As a fifth-generation Californian, Morse is running against the hyper-partisan atmosphere that has taken over Congress. It is unfortunate that her opponent, Republican incumbent Kevin Kiley of Placer County, has chosen to focus on the political wars in Washington and cultural wars back home. The misdirection of Kiley’s clear talents is in direct conflict with what his district needs. 

Kiley has voted to support abortion restrictions. Locally, he has supported candidates for school district races who have antagonized transgender students. He has also placed Donald Trump’s interests over the national interest to financially support Ukraine in its war against Russia which has global implications. 

Morse has not served in public office before. But this is not a disqualifier: She has intimate familiarity with government, having worked for state and federal governments, and she has demonstrated an impressive command of a breadth of subject areas from her years in government and public affairs studies at Princeton University. 

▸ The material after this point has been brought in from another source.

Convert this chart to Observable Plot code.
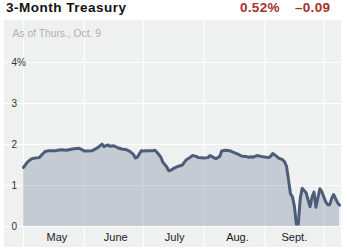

She has no plans to engage in local curriculum wars. Her Sierra resource strategy could help address one of her district’s greatest problems: the property insurance crisis that is gripping fire-prone portions of the state. A strategy to reduce the physical risks of wildfire is the only long-term way to lower the cost of insurance that inevitably has to cover the real risks. She has the pocketbook interests of her district truly at heart. 

This district was redrawn substantially in the latest remapping process. This is both new physical and political territory. Districts like this are crying out for champions of their needs with a bipartisan mindset that rejects a polarized approach to politics. Jessica Morse represents the kind of candidate that both major parties need to advance in far greater numbers. Morse can put out every type of fire.